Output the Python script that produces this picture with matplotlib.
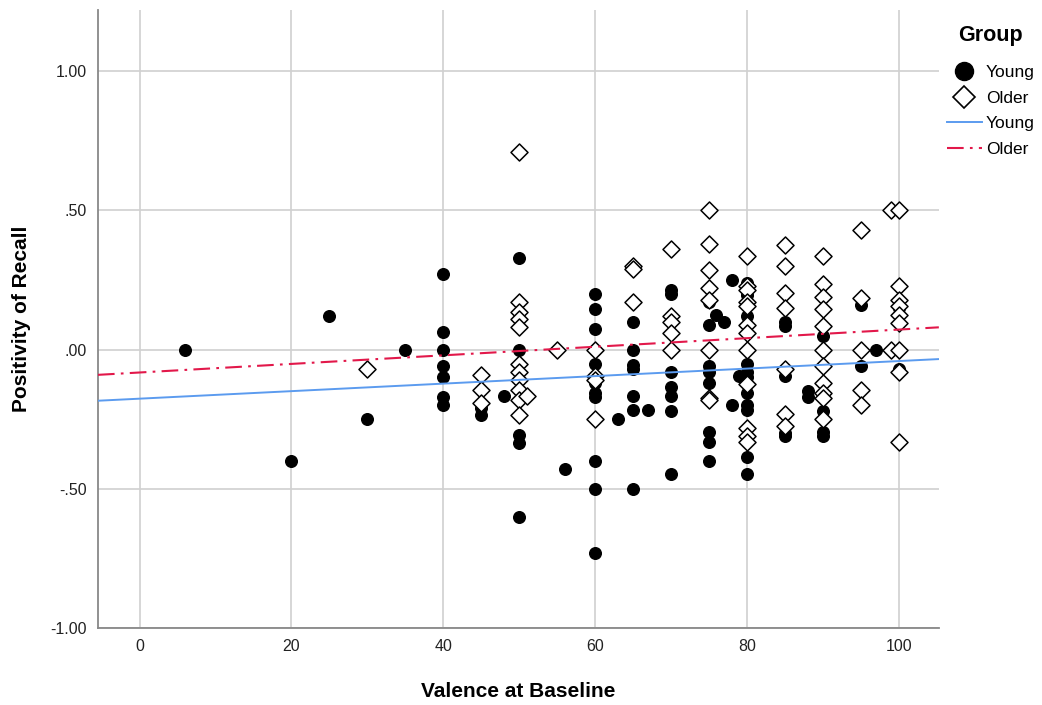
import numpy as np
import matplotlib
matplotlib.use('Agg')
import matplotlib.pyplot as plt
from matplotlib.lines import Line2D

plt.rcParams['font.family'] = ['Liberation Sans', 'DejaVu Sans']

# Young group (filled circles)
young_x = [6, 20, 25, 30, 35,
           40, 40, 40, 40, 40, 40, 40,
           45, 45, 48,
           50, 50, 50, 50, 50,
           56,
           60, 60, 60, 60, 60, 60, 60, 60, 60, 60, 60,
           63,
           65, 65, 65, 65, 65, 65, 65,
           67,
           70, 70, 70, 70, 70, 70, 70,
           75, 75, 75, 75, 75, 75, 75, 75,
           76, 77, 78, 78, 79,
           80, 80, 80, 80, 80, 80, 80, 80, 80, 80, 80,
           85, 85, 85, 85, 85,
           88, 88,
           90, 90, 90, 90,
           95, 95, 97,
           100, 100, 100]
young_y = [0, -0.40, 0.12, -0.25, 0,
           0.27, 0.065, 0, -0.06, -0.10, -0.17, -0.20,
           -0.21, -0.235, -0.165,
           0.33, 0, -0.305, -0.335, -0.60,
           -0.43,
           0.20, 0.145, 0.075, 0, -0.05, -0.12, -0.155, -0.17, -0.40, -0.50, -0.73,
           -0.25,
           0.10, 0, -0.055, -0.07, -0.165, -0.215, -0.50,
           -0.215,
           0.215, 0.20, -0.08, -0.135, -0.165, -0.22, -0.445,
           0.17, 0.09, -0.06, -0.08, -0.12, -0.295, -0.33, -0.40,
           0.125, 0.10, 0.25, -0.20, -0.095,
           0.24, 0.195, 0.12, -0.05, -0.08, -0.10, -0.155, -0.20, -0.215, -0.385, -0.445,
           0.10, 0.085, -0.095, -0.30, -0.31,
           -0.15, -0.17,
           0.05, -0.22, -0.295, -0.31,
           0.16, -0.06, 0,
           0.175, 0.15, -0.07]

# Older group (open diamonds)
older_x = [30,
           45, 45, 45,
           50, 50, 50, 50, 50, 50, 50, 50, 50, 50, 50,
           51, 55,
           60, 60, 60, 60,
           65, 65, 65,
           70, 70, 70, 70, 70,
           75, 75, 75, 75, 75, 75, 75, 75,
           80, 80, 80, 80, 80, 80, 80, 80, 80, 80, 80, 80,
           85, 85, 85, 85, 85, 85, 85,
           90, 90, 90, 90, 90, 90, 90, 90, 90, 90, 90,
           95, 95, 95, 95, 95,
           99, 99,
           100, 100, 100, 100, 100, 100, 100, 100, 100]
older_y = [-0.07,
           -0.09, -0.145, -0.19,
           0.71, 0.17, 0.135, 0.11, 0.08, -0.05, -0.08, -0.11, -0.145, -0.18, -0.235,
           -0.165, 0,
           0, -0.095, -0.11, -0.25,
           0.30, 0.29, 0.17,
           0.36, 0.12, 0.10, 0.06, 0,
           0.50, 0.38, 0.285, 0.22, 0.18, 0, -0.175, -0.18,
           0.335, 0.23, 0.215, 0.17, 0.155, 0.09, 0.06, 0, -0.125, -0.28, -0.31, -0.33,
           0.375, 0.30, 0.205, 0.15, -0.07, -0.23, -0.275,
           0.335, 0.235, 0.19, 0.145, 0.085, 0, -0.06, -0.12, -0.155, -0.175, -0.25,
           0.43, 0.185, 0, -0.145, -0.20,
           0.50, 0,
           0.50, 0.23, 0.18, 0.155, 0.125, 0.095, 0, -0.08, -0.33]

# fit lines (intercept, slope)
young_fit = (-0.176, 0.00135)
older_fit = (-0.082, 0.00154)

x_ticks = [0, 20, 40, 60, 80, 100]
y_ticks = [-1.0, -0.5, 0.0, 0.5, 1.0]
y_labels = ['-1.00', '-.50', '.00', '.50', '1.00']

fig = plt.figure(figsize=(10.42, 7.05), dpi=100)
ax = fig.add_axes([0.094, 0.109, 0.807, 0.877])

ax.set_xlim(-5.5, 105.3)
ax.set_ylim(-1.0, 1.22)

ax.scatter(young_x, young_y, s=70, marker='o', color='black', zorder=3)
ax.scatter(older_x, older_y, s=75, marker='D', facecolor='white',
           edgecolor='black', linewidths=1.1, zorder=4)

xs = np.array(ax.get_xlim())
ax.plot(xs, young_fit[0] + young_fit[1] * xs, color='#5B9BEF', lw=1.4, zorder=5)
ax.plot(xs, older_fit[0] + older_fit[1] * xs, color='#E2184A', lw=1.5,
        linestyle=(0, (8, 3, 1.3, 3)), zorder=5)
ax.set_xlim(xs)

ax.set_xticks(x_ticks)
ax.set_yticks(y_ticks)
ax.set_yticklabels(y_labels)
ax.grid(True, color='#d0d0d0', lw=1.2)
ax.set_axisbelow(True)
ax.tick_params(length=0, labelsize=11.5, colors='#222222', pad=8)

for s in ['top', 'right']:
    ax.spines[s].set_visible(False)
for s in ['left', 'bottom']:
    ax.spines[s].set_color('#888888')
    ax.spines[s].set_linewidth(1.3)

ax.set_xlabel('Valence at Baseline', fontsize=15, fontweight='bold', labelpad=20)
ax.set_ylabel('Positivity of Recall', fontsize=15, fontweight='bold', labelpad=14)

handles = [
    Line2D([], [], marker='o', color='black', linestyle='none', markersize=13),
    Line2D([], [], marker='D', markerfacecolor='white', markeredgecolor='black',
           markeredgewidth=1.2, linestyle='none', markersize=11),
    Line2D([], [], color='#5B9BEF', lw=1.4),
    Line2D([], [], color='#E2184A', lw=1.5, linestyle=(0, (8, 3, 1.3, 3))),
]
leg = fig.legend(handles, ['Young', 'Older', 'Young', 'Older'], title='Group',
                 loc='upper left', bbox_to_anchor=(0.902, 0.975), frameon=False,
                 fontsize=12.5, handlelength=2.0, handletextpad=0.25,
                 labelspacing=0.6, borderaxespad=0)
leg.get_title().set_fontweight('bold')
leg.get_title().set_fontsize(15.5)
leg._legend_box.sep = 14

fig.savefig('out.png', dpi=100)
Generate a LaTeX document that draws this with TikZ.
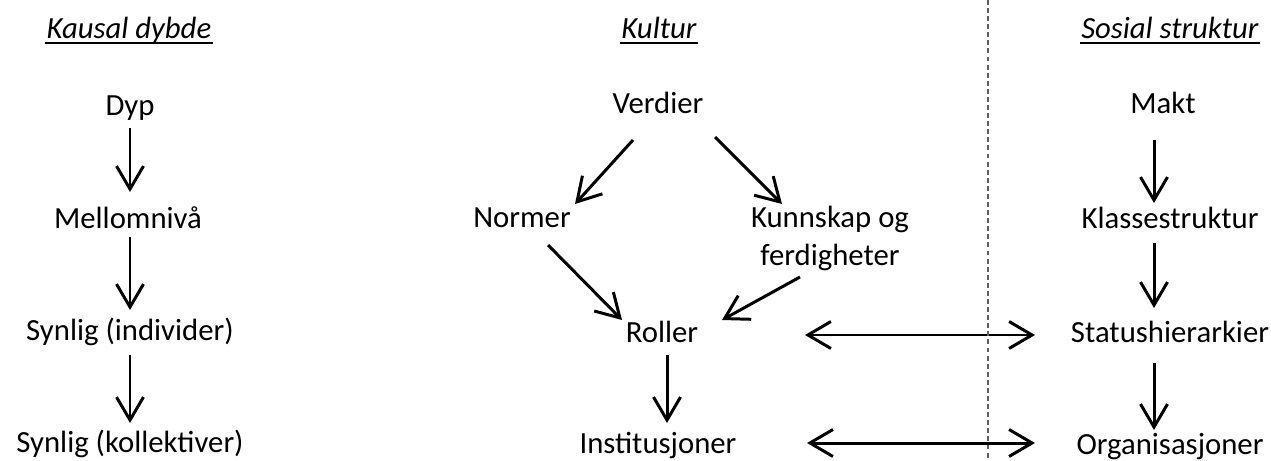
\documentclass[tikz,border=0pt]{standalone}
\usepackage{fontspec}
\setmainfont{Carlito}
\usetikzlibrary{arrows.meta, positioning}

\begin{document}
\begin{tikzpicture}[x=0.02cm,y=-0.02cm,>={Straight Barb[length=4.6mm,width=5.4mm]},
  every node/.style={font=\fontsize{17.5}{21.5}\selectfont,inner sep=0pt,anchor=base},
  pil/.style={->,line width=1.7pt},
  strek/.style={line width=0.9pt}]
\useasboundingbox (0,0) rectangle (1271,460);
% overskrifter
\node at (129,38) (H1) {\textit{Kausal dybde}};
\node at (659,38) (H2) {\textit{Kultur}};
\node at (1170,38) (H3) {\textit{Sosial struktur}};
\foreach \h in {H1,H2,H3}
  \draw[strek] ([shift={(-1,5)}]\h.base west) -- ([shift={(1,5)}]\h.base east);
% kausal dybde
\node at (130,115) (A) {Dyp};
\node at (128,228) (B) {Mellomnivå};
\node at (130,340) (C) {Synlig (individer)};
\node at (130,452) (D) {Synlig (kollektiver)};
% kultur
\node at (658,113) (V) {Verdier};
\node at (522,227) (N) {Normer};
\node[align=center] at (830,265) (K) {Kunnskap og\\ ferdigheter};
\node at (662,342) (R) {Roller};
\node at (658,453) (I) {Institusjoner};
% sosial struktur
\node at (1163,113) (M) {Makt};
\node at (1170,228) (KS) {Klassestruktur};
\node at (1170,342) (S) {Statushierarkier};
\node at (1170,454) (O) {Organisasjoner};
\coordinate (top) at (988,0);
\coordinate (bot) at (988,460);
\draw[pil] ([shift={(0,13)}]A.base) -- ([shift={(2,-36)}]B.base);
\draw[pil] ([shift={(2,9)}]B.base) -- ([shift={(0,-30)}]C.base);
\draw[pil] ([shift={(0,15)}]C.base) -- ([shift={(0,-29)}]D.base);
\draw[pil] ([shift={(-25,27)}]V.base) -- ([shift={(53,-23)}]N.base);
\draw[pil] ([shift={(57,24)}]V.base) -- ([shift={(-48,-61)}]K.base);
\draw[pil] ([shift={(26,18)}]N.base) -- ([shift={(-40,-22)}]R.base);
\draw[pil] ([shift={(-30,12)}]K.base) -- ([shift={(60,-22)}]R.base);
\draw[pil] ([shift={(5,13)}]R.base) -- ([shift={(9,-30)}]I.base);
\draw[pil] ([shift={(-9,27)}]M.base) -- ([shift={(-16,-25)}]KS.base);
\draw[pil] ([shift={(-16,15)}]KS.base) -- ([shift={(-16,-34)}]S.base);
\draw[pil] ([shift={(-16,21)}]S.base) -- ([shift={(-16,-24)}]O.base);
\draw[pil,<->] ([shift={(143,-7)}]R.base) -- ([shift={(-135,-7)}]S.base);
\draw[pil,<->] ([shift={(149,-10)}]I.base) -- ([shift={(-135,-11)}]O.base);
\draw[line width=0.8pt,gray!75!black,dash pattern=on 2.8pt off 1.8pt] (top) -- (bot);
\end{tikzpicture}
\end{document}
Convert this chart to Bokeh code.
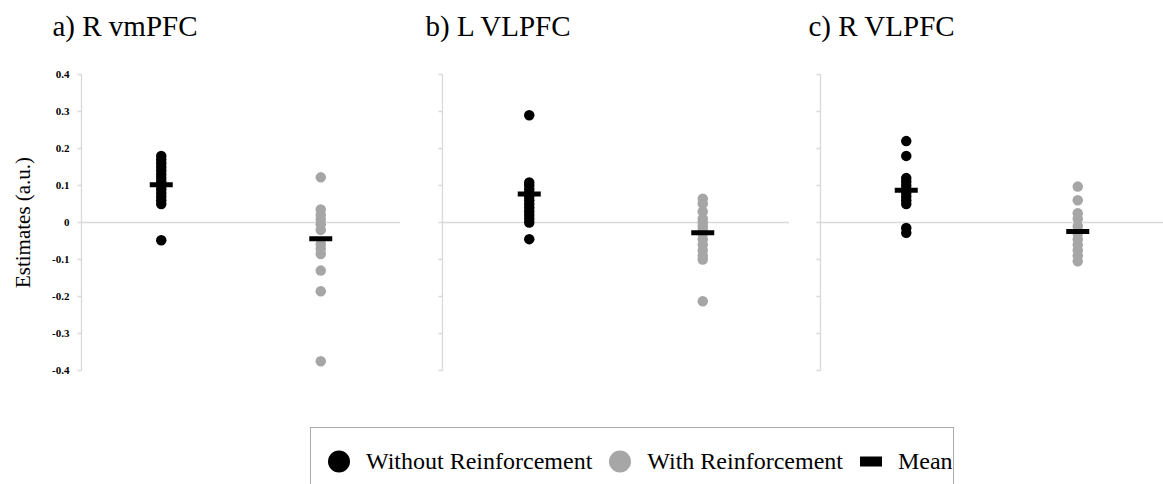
====
Work instructions:
Find each line holding "that". Copy it out.

Worked answer:
Output the Python script that produces this picture with matplotlib.
Generate a LaTeX document that draws this with TikZ.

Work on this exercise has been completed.